Bei Romanen sollte sich generell niemand wieder erkennen. Selbst wenn man aus dem eigenen Umfeld schöpft, kann jeder die Figuren so verfremden, dass sie zu Kunstfiguren werden. Hier zitiert Tobias natürlich „Esra“, das Buch, das nicht mehr veröffentlicht werden durfte, weil die Geliebte und ihre Familie eindeutig erkennbar waren.

Auch für historische Romane ist das Persönlichkeitsrecht interessant. Familiendynastien sind gerade im Trend. Achtung: Erben können Ansprüche auf das Einhalten des Persönlichkeitsrechts haben. Auch hier kommt es wieder auf das Detail an, egal wie lange die Personen tot sind. Wenn man sich an den bekannten Realitäten orientiert und man nichts dazu behauptet, was jemanden diffamiert, geht es. Im Zweifel, Erlaubnis einholen oder Familiendynastie erfinden.

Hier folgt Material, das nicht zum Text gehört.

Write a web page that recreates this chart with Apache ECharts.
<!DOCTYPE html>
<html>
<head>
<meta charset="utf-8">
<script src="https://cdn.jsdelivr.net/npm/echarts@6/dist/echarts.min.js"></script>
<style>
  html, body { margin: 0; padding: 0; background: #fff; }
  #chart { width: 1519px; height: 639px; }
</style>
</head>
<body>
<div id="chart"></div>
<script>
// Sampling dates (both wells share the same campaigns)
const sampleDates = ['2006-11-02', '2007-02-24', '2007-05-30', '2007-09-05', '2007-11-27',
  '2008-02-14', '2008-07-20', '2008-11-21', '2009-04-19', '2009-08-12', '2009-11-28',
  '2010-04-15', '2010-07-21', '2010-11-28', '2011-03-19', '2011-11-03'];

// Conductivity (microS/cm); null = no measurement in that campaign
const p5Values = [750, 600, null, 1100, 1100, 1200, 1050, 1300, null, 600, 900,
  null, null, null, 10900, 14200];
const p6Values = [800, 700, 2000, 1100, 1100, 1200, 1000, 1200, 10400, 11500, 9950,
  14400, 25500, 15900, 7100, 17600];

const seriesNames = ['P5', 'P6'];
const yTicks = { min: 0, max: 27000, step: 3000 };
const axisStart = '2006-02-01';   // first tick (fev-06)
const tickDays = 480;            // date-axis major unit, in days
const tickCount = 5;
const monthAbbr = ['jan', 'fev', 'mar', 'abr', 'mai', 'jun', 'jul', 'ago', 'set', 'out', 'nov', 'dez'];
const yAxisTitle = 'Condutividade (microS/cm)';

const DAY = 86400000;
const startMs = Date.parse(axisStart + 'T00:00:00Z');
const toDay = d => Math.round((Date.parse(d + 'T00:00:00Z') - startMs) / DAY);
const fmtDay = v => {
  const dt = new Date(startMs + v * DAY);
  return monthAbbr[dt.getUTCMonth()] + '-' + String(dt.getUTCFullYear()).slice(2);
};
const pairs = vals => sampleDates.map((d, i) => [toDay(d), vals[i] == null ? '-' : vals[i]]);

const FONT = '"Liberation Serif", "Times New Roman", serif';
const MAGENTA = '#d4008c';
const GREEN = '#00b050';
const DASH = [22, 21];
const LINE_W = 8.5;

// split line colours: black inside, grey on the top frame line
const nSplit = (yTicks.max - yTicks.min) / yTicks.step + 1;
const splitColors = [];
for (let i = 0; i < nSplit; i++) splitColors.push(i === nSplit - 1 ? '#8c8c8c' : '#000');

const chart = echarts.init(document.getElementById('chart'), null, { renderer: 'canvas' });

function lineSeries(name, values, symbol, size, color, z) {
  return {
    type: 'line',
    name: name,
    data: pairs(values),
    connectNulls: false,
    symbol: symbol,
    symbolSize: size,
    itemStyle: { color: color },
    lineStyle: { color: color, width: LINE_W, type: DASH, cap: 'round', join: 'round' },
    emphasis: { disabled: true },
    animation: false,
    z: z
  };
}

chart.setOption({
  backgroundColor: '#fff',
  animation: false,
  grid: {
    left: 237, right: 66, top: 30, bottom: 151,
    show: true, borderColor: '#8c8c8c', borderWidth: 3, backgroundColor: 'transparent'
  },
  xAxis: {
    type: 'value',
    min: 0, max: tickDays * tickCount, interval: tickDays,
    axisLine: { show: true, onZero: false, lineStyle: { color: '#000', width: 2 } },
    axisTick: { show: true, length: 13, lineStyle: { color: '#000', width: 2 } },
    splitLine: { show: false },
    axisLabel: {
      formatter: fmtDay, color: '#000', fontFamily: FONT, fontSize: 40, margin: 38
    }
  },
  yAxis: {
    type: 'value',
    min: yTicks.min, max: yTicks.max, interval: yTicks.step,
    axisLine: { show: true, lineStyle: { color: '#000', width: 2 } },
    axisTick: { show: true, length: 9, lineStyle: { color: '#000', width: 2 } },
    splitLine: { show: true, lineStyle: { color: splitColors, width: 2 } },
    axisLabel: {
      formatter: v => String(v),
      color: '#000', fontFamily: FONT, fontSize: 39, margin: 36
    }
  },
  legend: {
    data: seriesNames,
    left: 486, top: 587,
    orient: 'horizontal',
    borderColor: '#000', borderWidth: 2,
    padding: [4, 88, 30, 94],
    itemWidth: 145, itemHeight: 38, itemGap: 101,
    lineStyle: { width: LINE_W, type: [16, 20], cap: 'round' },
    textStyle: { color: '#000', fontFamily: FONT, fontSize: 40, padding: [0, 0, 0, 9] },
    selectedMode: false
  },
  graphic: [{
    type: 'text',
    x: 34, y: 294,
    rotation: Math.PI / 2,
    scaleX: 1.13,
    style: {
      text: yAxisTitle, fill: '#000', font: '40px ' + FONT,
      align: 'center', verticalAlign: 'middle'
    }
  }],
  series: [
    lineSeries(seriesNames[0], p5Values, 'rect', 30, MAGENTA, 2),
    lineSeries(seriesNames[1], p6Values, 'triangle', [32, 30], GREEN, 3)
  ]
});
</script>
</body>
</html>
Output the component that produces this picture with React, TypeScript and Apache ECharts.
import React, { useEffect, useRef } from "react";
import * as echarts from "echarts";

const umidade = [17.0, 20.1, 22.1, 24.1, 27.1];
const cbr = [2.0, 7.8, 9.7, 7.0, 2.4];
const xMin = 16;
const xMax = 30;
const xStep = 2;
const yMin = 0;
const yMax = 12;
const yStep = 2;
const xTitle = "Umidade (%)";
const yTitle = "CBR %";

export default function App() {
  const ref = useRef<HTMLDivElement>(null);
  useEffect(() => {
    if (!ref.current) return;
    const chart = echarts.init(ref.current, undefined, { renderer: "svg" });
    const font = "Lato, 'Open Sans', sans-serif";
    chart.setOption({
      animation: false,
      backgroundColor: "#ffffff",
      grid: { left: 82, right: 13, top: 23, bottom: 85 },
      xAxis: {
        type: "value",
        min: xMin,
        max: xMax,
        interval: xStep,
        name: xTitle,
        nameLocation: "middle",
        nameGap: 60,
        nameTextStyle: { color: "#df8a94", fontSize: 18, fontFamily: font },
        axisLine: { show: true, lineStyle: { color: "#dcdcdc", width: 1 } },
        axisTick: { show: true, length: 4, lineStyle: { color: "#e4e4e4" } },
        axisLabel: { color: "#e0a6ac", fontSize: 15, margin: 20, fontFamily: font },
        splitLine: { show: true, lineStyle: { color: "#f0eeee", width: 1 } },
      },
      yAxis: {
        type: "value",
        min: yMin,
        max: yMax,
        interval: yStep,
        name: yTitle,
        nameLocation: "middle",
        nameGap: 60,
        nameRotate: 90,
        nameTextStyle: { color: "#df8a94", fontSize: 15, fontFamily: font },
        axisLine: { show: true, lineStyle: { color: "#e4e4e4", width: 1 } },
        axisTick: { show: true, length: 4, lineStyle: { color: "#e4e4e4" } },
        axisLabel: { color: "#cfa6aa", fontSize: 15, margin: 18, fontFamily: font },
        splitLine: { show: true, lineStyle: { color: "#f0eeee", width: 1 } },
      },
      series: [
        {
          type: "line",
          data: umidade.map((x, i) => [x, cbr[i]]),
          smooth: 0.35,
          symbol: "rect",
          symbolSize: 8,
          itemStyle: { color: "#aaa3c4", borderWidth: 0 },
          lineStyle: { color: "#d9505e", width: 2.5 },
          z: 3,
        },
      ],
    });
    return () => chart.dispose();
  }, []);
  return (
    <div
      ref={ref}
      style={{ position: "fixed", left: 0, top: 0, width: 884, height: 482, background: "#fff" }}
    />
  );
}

„Kann mein Protagonist eine bekannte Persönlichkeit treffen?“ Wenn es deutlich ist, dass es rein fiktiv ist, die Person nicht verletzt oder diffamiert wird und es für die Handlung notwendig ist, ist es möglich. Es darf dabei nichts über ihn behaupten werden, was er nicht getan hat. Eine bessere Lösung ist es jedoch einen fiktiven Charakter zu erfinden. Selten ist es für das Buch zwingend notwendig, dass es genau jene reale Person ist.

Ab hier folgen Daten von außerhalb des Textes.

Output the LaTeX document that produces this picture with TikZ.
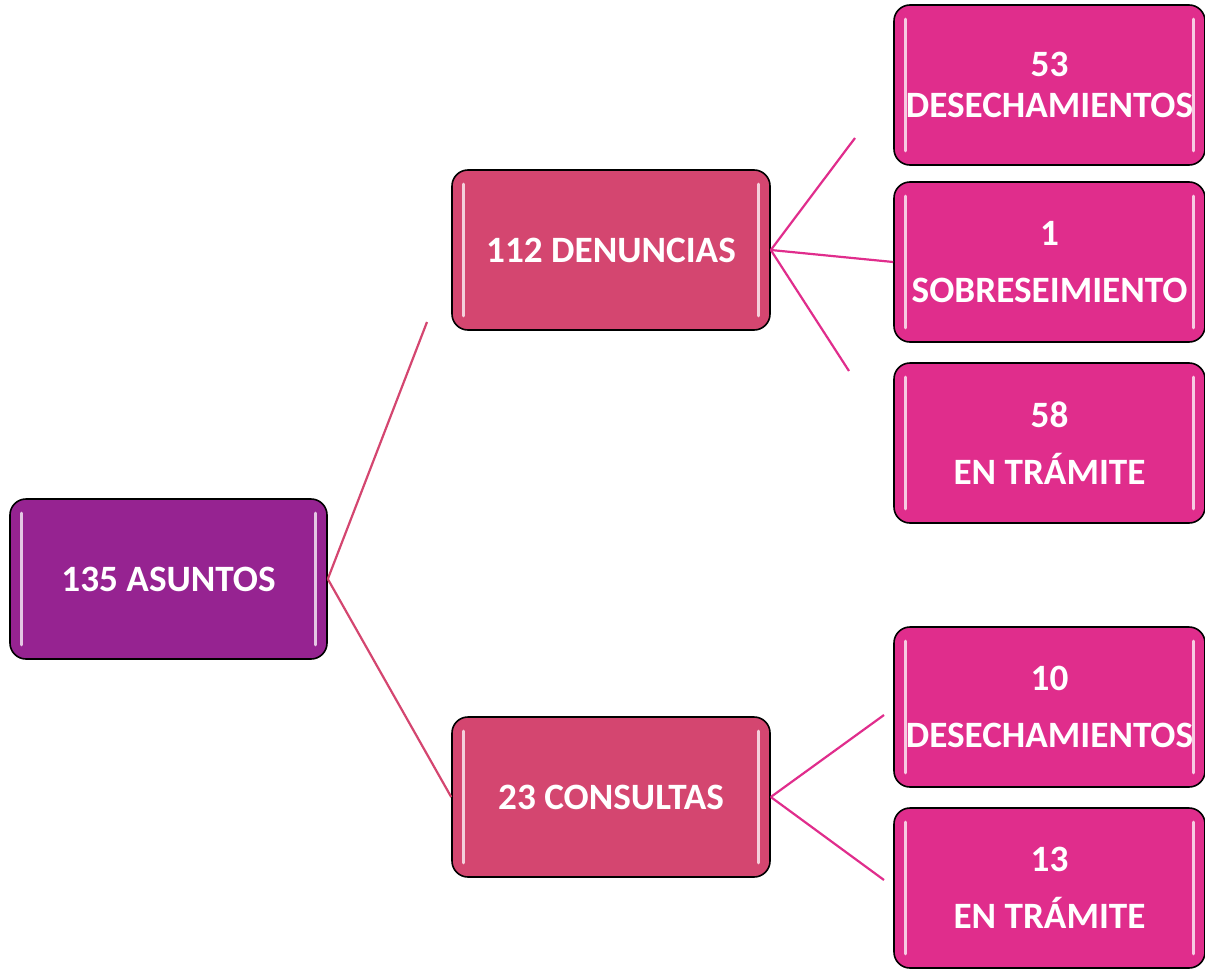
\documentclass[tikz,border=0pt]{standalone}
\usepackage{fontspec}
\setmainfont{Carlito}
\definecolor{morado}{RGB}{150,35,145}
\definecolor{rosa}{RGB}{212,70,112}
\definecolor{fucsia}{RGB}{224,45,140}
\tikzset{
	caja/.style={draw=black,line width=1.6pt,rounded corners=16pt,text=white,
		minimum height=160pt,inner sep=2pt,align=center,
		font=\fontsize{37.2}{41}\selectfont\bfseries},
	brillo/.style={white,opacity=0.75,line width=3pt,line cap=round},
	rama/.style={rosa,line width=2.2pt},
	hoja/.style={fucsia,line width=2.2pt}
}

\begin{document}
\begin{tikzpicture}[x=1pt,y=-1pt]
	\useasboundingbox (0,0) rectangle (1205,969);

	%BOXES
	\node[caja,fill=morado,minimum width=317pt] (raiz) at (168.5,579) {135 ASUNTOS};
	\node[caja,fill=rosa,minimum width=318pt] (den) at (611,250) {112 DENUNCIAS};
	\node[caja,fill=rosa,minimum width=318pt] (con) at (611,797) {23 CONSULTAS};
	\node[caja,fill=fucsia,minimum width=311pt] (des1) at (1049.5,85) {53\\DESECHAMIENTOS};
	\node[caja,fill=fucsia,minimum width=311pt] (sob) at (1049.5,262) {1\\[16pt]SOBRESEIMIENTO};
	\node[caja,fill=fucsia,minimum width=311pt] (tra1) at (1049.5,443) {58\\[16pt]EN TR\'AMITE};
	\node[caja,fill=fucsia,minimum width=311pt] (des2) at (1049.5,707) {10\\[16pt]DESECHAMIENTOS};
	\node[caja,fill=fucsia,minimum width=311pt] (tra2) at (1049.5,888) {13\\[16pt]EN TR\'AMITE};

	\foreach \n in {raiz,den,con,des1,sob,tra1,des2,tra2}{	%glossy edges
		\draw[brillo] ([xshift=12pt,yshift=-15pt]\n.north west)--([xshift=12pt,yshift=15pt]\n.south west);
		\draw[brillo] ([xshift=-12pt,yshift=-15pt]\n.north east)--([xshift=-12pt,yshift=15pt]\n.south east);
	}

	%LINES
	\coordinate (fin1) at (427,322);
	\coordinate (fin2) at (855,138);
	\coordinate (fin3) at (849,371);
	\coordinate (fin4) at (884,715);
	\coordinate (fin5) at (884,880);
	\draw[rama] (raiz.east)--(fin1);
	\draw[rama] (raiz.east)--(con.west);
	\draw[hoja] (den.east)--(fin2);
	\draw[hoja] (den.east)--(sob.west);
	\draw[hoja] (den.east)--(fin3);
	\draw[hoja] (con.east)--(fin4);
	\draw[hoja] (con.east)--(fin5);
\end{tikzpicture}
\end{document}
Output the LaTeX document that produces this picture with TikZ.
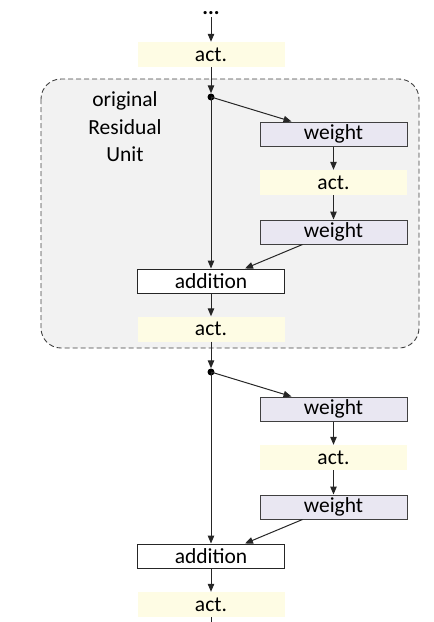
\documentclass[tikz,border=0pt]{standalone}
\usepackage{fontspec}
\setmainfont{Carlito}
\usetikzlibrary{arrows.meta}
\definecolor{actfill}{HTML}{FEFCE4}
\definecolor{wfill}{HTML}{E9E7F2}
\definecolor{unitfill}{HTML}{F2F2F2}
\definecolor{wline}{HTML}{404040}
\tikzset{
  lbl/.style={font=\fontsize{21.5}{27.5}\selectfont},
  actbox/.style={lbl, fill=actfill, minimum width=147pt, minimum height=25pt, inner sep=0pt},
  wbox/.style={lbl, fill=wfill, draw=wline, line width=1pt, minimum width=147pt, minimum height=24pt, inner sep=0pt},
  addbox/.style={lbl, fill=white, draw=black!85, line width=1pt, minimum width=147pt, minimum height=24pt, inner sep=0pt},
  dotnode/.style={circle, fill=black, inner sep=0pt, minimum size=7pt},
  conn/.style={line width=1pt, draw=black!85, -{Triangle[length=8pt,width=6.5pt]}},
  plain/.style={line width=1pt, draw=black!85},
  unit/.style={draw=black!75, dash pattern=on 5pt off 3pt, line width=0.9pt, fill=unitfill, rounded corners=20pt}
}
\begin{document}
\begin{tikzpicture}[x=1pt,y=-1pt]
\useasboundingbox (0,0) rectangle (434,622);
% dashed unit
\draw[unit] (41,79) rectangle (419,348);
\node[lbl, align=center] (title) at (125,127) {original\\Residual\\Unit};
% top
\node[inner sep=0pt, anchor=base, text height=4pt, text depth=0pt, font=\fontsize{21.5}{27.5}\selectfont\bfseries] (dots) at (211,14) {...};
\node[actbox] (a0) at (211,54.5) {act.};
% unit 1
\node[dotnode] (d1) at (211,97) {};
\node[wbox] (w1) at (333.5,134) {weight};
\node[actbox] (a1) at (333.5,182.5) {act.};
\node[wbox] (w2) at (333.5,232) {weight};
\node[addbox] (s1) at (211,281) {addition};
\node[actbox] (a2) at (211,329) {act.};
% unit 2
\node[dotnode] (d2) at (211,372) {};
\node[wbox] (w3) at (333.5,409) {weight};
\node[actbox] (a3) at (333.5,457.5) {act.};
\node[wbox] (w4) at (333.5,507) {weight};
\node[addbox] (s2) at (211,556) {addition};
\node[actbox] (a4) at (211,604.5) {act.};
\coordinate (bot) at (211,623);
% connectors
\draw[conn] ([yshift=-3pt]dots.base) -- (a0.north);
\draw[conn] (a0.south) -- (d1.north);
\draw[conn] (d1.center) -- ([xshift=32pt]w1.north west);
\draw[conn] (w1.south) -- (a1.north);
\draw[conn] (a1.south) -- (w2.north);
\draw[conn] ([xshift=-31pt]w2.south) -- ([xshift=34pt]s1.north);
\draw[conn] (d1.center) -- (s1.north);
\draw[conn] (s1.south) -- (a2.north);
\draw[conn] (a2.south) -- (d2.north);
\draw[conn] (d2.center) -- ([xshift=32pt]w3.north west);
\draw[conn] (w3.south) -- (a3.north);
\draw[conn] (a3.south) -- (w4.north);
\draw[conn] ([xshift=-31pt]w4.south) -- ([xshift=34pt]s2.north);
\draw[conn] (d2.center) -- (s2.north);
\draw[conn] (s2.south) -- (a4.north);
\draw[plain] (a4.south) -- (bot);
\end{tikzpicture}
\end{document}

Darf eine Marke genannt werden?

Zum Markenrecht gab es viele Fragen: Darf „Dr Oetker“ oder „Media Markt“ genannt werden? Darf ein Protagonist einen VW Käfer fahren? Darf man den SUV einer bestimmten Marke als Dreckschleuder bezeichnen? Alles Probleme die wir aus dem Schreiballtag kennen. Auch hier gilt wohl, dass Markennamen verwendet werden dürfen. Jedoch wenn sie diffamierend oder geschäftsschädigend sind, wird es problematisch, außer es sind allgemeingültige bekannte Fakten (Dieselskandal). Tipp von Tobias: Markennamen vermeiden.

Pseudonym

Viele Schreibende überlegen, ob sie sich ein Pseudonym zu legen. Die Gründe dafür sind vielfältig. Der eigenen Name gefällt nicht oder passt nicht zum Genre. In der Firma oder privat soll niemand erfahren, dass man schreibt. Ein Pseudonym kann sich jeder erfinden. Allerdings darf es nicht so gewählt werden, dass es an eine bekannte Persönlichkeit erinnert und damit Verwechslungsgefahr besteht. Selbst auf die Frage, ob man Micky Maus als Pseudonym verwenden darf hatte Tobias die Antwort: Darf man nicht, da der Name wiederum über das Markenrecht geschützt ist.

Kniffliger wird es allerdings, wenn tatsächlich niemand erfahren soll, wer hinter dem Pseudonym steckt und man Selfpublisher ist, denn Bücher, Webseiten, selbst facebook-Seiten benötigen eine ladungsfähige Adresse. Dazu habe ich euch einen Artikel von Matthias Matting verlinkt, der sich damit beschäftigt: „Das Pseudonym und das Impressum im Buch“.

Verlagsvertrag

Die letzte Stunde beschäftigte sich Tobias mit dem Verlagsvertrag. Auch eine spannende Sache. Das wäre einen eigenen Artikel wert, ist jedoch schon auf vielen anderen Seiten besprochen. Das aktuellste Gespräch, das Tobias dazu führte findet ihr auf der Podcast-Seite von „Die Zwei von der Talkstelle“ Folge 125: Rechte und Fallen beim Verlagsvertrag: Autor und Rechtsanwalt Tobias Kiwitt klärt auf

Mein Fazit:

Superspannende Antworten auf unsere Fragen, sachlich und ruhig erklärt. Beeindruckend wie Tobias seine roten Fäden fest in der Hand hielt, auch wenn wir Teilnehmenden immer wieder Zwischenfragen stellten. Wie sagt man so schön? Alle meine Erwartungen wurden erfüllt und wie aus dem Feedback der anderen herauszuhören war, ging es ihnen ebenso. Am Ende stellte er uns die 21 Folien von seinem Vortrag zur Verfügung.

In leicht abgeänderten Form war dieses Beitrag in der QWERT 2/2022 veröffentlicht. QWERTZ ist das Mitgliedermagazin des BVjA e.V. und erscheint viermal im Jahr.